In this we see an obvious influence of hyper-liberalism and one of its key tenets: the idea that words are dangerous and must be policed – in our case today, literally. This is why woke activists have for years harped on about ‘offensive’ words, ‘microaggressions’ and even obsessed in a seemingly trivial way about pronouns. Hyper-liberals believe words can cause damage, especially when employed by those not sufficiently educated to use them.
That invariably entails supervising the language of ordinary people with unfashionable viewpoints. That’s why targets tend to be pensioners with ‘Brexity opinions’, or unsophisticated white people who aren’t overly keen on the state of Britain after decades of state multiculturalism and recent accelerated rates of immigration. The over-educated classes who sneered at the hoi polloi for not understanding their jargon are the same overclass who deride them now for their ‘cultural nationalism’.
Charges of racism are never far behind, levelled at those who might speak the language of ‘indigenous’ Britons or a ‘native’ culture. But assuming there is a reflexive love of this country’s past among cultural nationalists, there is indisputably a corresponding and eternal mentality among members of the British intelligentsia: a knee-jerk embarrassment and hatred of their own country, often accompanied by an indulgent attitude towards cultures of the exotic or the ‘other’. Romantic primitivism goes back to Rousseau, but it became endemic in academia in the 1960s, reaching epidemic proportions in the 1990s, and thenceforth seeping out into the real world.
It is a motor of top-down politics today.
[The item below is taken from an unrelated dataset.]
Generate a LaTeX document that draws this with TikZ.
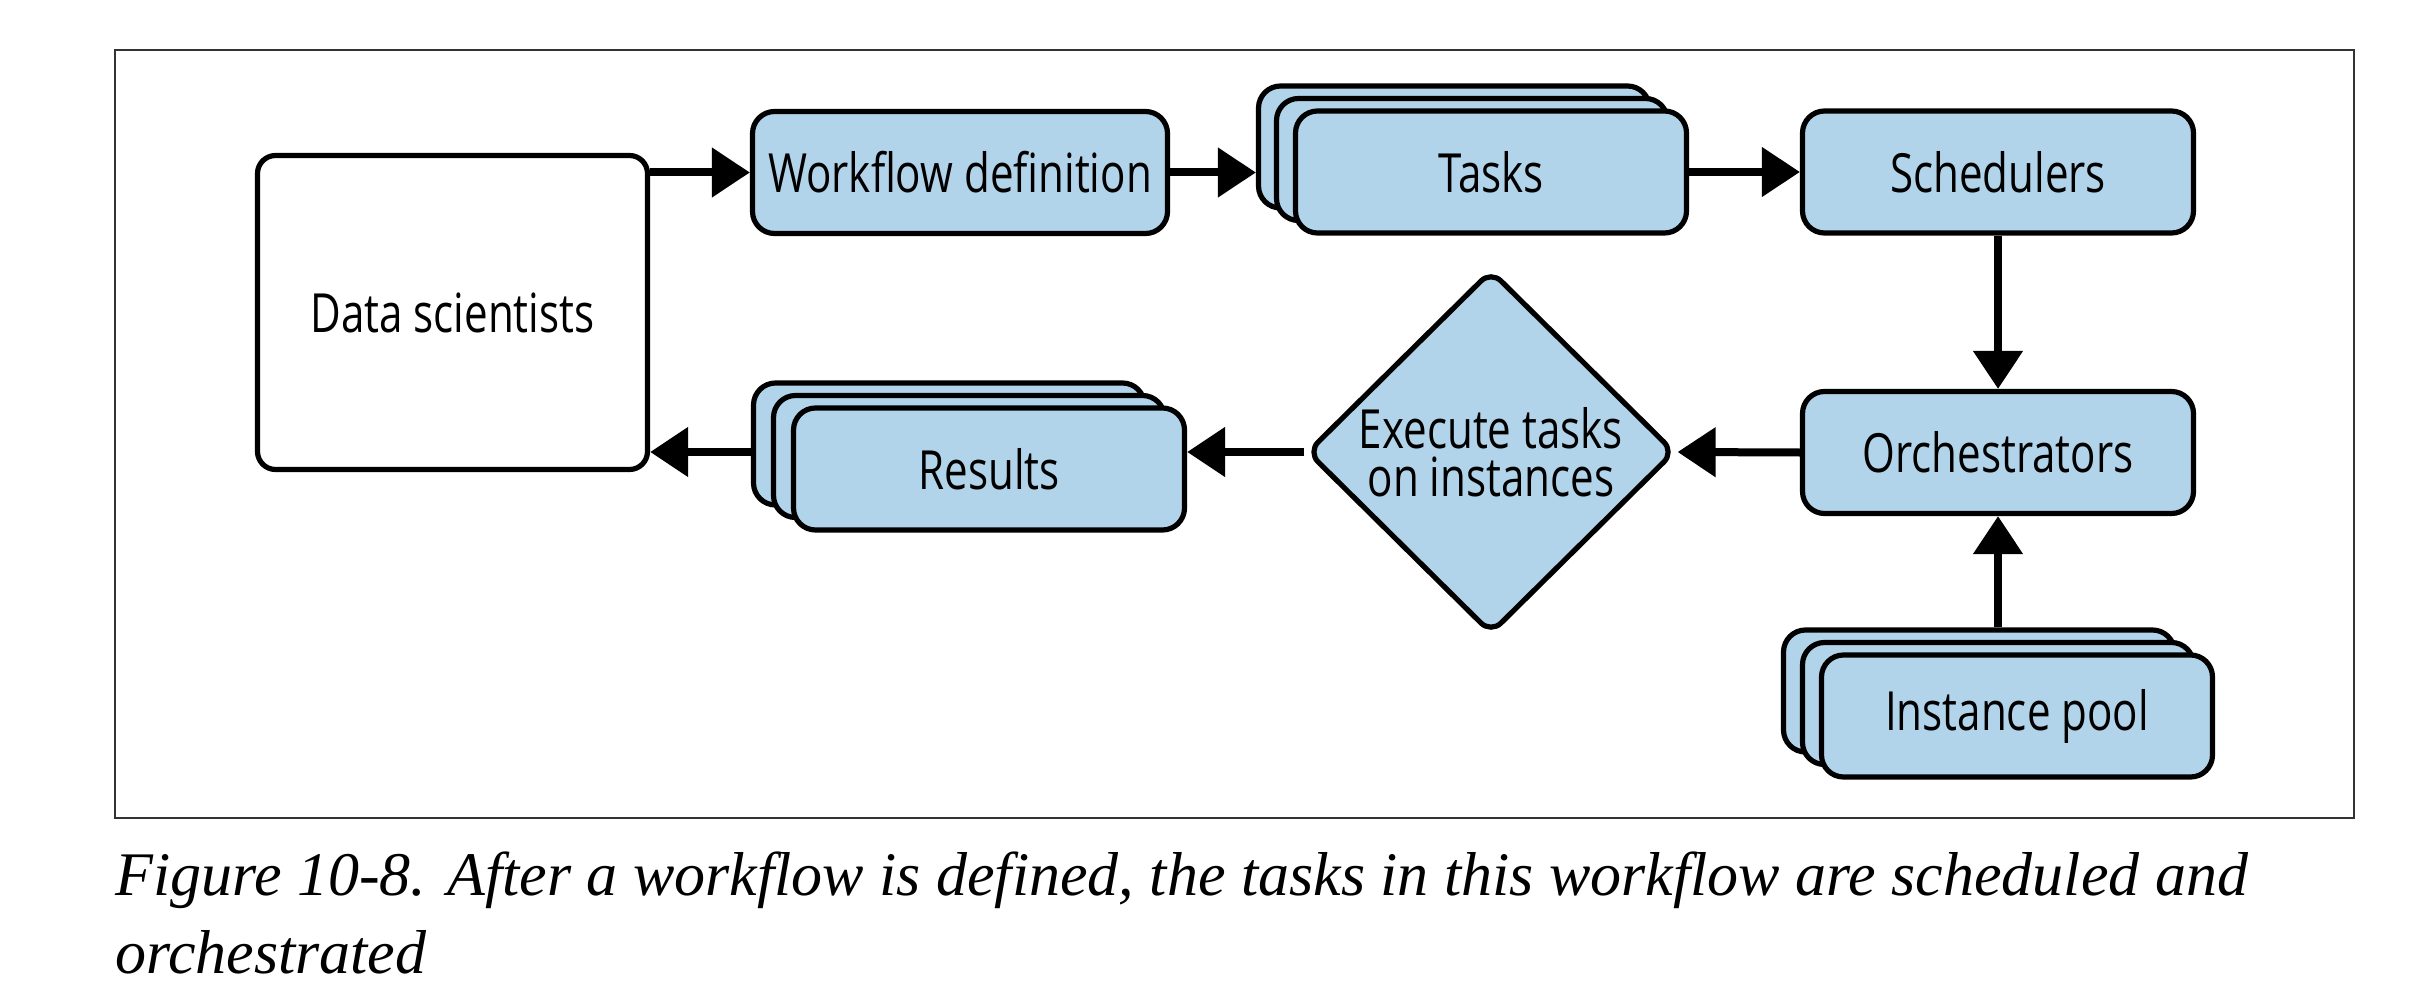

Asymmetrical multiculturalism informs Prevent’s lopsided approach to terrorism, one that overplays the threat posed by the far right and underplays the one posed by Islamists. It was behind the ‘double standard’ that the damning Shawcross Review on Prevent spoked of in 2023, with the programme’s ‘expansive’ definition of right-wing extremism that included ‘mildly controversial or provocative forms of mainstream, right-wing leaning commentary that have no meaningful connection to terrorism or radicalisation’.
Little has changed in the intervening two years. That’s because ingrained attitudes can’t be altered by legislation. Culture cannot be changed by fiat. But understanding the mentality of those who issue diktats of their own is a good place to start.